About Line ArraysFascinating facts. 9/29/2006 6:13 AM Eastern
About Line Arrays
One of the earliest mentions of what are now considered line arrays appears in acoustical pioneer Harry Olsen's 1940 book, “Elements of Acoustical Engineering.” In the book, Olsen explains that the directivity of the line array increases with the length of the array, provided that the distance between the drivers is smaller than the wavelength being produced.
A more contemporary definition of a line array is a line of woofers carefully spaced so that constructive interference occurs on-axis of the array and destructive interference (combing) is aimed to the sides. While combing has traditionally been considered undesirable, line arrays use combing to create the directivity necessary for them to be effective.

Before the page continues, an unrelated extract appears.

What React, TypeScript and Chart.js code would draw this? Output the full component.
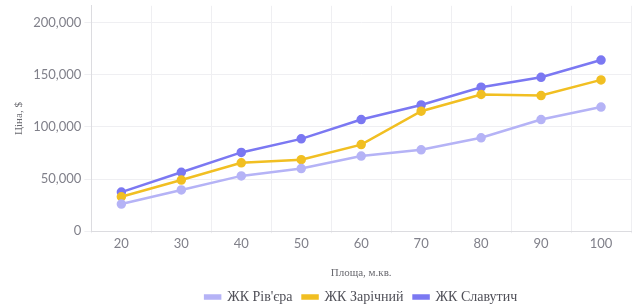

In the 1970s, column speakers (or simple line arrays) were popular, but were limited by the components available at the time. For example, micro-precision parts needed to effectively accomplish the spacing for large-scale arrays didn't exist at the time.
There's a common misconception that line arrays somehow enable soundwaves to combine, forming a single “cylindrical wave” with special propagation characteristics. However, under linear acoustic theory, this is impossible because soundwaves at the pressures common in sound reinforcement can't join together.
Line array loudspeakers can't be used individually. The cone drivers in a line array loudspeaker depend on the other cones in the array to create directionality.
Line arrays can be used with other types of loudspeakers as long as their phase responses match.
Gently curving a line array — no more than 5 degrees of splay among cabinets — can aid in covering a broader area, but curving the line arrays more than that can introduce problems:
If the high-frequency section has the narrow vertical pattern that's required to make a straight array work, curving the array can produce hot spots and areas of poor high-frequency coverage.
Also, while the curvature can spread high frequencies over a larger area, it does nothing to the low frequencies, which remain directional because the curvature is trivial at long wavelengths.